● **What is asked**:
Your task is to retype, word for word, the lines from the start of the data through the line holding "from matplotlib.patches import". Do not include the pictures.

# # #

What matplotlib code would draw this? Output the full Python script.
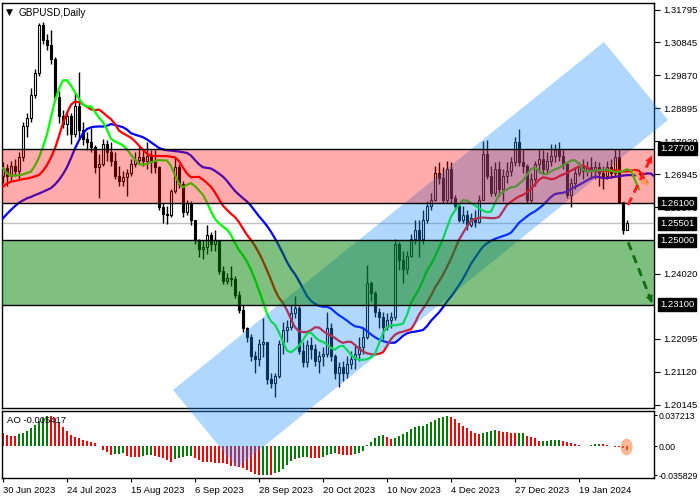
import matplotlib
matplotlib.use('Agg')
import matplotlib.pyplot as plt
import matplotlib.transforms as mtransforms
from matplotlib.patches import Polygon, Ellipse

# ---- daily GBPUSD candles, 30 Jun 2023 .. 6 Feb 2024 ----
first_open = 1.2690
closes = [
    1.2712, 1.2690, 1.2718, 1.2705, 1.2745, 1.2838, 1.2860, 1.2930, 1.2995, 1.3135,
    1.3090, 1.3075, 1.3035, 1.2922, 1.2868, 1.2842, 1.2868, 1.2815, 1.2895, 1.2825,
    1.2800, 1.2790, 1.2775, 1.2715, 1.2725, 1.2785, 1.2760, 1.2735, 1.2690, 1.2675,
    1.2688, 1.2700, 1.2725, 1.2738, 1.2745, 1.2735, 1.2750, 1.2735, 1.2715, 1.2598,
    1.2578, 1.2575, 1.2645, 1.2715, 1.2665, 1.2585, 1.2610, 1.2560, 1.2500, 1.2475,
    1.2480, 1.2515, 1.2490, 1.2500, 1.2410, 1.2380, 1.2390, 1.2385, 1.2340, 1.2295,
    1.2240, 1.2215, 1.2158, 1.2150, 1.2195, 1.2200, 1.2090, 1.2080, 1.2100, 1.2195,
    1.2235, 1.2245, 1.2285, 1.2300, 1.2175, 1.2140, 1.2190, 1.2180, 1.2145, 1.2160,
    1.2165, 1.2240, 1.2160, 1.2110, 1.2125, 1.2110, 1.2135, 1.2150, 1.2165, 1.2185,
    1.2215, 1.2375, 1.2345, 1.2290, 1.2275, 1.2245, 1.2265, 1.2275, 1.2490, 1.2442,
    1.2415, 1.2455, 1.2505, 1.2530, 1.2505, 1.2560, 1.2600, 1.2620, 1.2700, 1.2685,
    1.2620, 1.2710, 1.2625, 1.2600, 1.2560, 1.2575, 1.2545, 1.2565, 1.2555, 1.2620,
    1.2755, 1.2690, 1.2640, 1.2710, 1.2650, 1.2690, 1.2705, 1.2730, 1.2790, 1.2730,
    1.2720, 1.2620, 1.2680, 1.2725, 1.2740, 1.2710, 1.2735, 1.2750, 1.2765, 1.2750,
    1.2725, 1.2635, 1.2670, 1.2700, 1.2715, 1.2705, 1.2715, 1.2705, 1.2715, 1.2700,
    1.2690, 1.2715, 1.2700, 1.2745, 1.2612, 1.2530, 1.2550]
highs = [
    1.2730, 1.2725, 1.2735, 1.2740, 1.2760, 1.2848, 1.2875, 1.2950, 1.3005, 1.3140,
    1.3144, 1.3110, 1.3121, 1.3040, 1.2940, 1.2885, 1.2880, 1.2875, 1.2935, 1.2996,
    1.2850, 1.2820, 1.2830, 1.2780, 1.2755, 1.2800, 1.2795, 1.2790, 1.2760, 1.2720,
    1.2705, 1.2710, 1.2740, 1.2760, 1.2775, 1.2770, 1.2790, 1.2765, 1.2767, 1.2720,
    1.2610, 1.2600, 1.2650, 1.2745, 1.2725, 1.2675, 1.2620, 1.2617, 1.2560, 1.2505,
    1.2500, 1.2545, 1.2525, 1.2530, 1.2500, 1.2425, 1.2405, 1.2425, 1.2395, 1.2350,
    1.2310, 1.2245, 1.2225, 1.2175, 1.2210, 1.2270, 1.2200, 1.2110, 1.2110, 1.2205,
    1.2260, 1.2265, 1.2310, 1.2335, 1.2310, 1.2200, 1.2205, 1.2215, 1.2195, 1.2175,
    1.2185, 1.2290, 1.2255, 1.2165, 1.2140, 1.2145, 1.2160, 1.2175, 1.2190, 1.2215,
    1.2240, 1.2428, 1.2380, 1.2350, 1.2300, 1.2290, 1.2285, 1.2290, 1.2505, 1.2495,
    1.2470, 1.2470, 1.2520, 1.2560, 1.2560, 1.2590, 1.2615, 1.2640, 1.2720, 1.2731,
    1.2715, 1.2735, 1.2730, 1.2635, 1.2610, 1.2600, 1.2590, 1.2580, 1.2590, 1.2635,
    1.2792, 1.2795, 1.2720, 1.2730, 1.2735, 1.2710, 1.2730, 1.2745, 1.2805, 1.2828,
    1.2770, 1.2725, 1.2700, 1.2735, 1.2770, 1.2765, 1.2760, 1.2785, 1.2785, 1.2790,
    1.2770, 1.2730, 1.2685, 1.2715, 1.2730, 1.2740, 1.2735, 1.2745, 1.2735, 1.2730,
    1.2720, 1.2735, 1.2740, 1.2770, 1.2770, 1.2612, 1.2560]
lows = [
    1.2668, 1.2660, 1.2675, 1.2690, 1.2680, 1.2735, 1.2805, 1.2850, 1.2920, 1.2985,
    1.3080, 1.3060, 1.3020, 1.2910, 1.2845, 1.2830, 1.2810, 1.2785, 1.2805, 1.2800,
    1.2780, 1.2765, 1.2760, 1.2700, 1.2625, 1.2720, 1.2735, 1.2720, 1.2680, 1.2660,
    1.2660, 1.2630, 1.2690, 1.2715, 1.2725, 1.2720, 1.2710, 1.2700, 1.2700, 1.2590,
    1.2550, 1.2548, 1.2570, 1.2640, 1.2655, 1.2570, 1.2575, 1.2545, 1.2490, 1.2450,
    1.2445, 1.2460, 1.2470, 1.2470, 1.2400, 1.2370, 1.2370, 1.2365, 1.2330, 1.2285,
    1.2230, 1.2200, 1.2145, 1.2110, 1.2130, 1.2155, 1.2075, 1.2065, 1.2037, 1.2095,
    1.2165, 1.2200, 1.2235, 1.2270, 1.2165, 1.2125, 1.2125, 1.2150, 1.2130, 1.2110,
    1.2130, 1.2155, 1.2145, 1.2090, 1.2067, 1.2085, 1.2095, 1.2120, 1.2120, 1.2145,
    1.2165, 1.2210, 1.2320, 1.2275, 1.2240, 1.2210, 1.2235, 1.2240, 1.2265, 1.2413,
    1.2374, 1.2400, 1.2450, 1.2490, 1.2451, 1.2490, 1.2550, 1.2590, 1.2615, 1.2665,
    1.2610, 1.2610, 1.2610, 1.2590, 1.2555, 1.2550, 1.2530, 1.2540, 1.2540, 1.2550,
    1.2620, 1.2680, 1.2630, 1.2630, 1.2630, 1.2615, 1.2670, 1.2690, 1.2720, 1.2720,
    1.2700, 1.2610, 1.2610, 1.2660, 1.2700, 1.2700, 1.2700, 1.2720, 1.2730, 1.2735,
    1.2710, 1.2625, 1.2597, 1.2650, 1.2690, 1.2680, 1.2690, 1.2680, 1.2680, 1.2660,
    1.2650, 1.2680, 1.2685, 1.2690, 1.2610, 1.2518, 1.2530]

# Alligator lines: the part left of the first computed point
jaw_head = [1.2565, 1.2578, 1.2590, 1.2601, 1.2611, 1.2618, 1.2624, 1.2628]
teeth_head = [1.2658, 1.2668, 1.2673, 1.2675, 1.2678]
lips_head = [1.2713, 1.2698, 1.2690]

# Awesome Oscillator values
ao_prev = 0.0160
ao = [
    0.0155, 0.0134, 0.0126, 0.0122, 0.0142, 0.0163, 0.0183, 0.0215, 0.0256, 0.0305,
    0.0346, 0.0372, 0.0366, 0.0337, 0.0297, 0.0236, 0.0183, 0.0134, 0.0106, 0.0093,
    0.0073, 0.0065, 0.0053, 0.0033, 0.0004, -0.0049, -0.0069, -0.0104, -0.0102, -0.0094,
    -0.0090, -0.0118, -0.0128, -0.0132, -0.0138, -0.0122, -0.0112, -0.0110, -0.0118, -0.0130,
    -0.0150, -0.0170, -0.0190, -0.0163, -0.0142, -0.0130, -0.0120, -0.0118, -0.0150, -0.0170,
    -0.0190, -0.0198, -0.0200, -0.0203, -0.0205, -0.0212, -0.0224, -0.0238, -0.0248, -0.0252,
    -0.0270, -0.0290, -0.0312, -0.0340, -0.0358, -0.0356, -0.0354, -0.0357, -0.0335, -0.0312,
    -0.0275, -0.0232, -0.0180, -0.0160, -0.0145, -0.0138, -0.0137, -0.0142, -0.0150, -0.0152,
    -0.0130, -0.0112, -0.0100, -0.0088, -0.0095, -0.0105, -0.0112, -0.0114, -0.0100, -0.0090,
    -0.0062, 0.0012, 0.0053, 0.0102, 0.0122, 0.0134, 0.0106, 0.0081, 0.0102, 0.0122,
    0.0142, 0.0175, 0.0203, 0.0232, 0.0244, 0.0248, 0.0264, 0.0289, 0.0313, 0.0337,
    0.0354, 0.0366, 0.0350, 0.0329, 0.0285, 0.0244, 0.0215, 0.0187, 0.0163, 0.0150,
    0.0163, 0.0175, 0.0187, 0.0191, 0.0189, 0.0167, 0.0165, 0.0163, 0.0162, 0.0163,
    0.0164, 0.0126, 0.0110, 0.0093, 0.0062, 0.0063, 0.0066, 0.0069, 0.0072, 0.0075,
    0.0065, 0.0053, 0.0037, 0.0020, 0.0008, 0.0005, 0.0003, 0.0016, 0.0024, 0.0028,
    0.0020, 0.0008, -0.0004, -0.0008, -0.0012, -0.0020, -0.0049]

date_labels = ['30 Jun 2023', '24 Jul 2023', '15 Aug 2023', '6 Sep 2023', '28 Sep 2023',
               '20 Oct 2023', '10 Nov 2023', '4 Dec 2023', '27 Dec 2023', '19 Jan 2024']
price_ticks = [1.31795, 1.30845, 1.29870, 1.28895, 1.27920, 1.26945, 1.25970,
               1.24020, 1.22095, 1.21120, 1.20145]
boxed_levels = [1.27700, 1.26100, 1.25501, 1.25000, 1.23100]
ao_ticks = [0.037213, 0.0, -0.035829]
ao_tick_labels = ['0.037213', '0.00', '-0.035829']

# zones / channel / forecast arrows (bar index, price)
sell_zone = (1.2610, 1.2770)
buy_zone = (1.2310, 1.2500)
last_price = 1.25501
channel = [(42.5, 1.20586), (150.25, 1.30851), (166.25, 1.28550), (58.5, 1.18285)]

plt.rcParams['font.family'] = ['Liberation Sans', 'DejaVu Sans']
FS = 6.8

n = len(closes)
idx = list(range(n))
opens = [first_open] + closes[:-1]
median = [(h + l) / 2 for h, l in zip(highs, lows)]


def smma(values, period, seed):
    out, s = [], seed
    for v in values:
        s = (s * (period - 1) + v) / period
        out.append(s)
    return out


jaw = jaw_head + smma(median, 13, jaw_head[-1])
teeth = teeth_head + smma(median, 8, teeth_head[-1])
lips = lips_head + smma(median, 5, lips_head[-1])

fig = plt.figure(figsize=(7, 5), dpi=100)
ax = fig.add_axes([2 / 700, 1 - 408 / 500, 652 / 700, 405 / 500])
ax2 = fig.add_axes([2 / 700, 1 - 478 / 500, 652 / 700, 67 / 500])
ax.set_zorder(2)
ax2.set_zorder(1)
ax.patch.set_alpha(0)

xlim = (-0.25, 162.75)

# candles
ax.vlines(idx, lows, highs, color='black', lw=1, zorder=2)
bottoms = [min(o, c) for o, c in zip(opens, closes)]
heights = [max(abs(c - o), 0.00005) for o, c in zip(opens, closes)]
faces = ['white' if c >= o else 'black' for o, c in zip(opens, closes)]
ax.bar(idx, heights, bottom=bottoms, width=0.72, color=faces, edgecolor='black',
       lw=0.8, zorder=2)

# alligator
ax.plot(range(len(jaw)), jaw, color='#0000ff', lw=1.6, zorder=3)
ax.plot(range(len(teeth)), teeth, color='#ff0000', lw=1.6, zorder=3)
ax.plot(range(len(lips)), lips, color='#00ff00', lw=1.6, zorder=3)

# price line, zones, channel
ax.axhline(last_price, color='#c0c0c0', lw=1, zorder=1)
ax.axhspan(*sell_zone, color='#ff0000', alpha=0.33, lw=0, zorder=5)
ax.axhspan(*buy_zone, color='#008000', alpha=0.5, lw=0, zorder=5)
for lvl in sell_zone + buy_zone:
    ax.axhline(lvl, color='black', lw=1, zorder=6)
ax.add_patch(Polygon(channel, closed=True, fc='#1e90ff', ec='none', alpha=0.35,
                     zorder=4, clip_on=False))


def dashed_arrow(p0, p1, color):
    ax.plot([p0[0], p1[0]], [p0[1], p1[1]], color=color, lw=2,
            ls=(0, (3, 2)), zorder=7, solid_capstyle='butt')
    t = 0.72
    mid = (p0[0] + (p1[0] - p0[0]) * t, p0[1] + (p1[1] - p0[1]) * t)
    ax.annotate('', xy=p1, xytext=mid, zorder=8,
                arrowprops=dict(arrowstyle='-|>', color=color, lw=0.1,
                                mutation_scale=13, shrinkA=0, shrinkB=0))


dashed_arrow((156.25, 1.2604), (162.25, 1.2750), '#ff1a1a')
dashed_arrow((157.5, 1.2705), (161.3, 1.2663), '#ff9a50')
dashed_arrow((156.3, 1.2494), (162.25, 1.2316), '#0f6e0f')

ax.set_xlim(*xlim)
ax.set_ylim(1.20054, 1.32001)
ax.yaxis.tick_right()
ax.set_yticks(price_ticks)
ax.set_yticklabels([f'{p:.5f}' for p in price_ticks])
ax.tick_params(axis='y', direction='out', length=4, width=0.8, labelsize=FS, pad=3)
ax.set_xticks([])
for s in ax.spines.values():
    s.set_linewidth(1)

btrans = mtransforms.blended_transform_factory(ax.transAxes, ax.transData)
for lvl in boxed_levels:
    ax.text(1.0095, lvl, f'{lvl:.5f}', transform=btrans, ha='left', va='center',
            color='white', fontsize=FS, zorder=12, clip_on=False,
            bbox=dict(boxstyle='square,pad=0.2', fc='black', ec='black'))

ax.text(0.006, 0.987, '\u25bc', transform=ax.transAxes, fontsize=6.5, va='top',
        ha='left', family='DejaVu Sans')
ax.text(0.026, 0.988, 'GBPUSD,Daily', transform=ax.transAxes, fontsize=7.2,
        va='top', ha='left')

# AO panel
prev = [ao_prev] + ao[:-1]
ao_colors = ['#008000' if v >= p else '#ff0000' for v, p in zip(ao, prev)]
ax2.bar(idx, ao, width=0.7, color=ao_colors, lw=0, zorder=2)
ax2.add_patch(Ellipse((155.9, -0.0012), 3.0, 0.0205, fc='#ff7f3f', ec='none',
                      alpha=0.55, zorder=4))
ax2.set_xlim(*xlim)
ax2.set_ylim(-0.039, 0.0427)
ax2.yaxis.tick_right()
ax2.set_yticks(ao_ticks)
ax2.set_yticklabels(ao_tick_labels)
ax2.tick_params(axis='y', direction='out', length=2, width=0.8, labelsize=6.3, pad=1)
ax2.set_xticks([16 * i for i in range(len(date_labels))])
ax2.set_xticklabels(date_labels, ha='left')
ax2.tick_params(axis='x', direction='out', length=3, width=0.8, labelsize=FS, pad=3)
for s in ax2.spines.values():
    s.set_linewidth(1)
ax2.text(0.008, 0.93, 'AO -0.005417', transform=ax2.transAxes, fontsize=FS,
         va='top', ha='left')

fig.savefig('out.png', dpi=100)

# # #

● **Correct output**:
What matplotlib code would draw this? Output the full Python script.
import matplotlib
matplotlib.use('Agg')
import matplotlib.pyplot as plt
import matplotlib.transforms as mtransforms
from matplotlib.patches import Polygon, Ellipse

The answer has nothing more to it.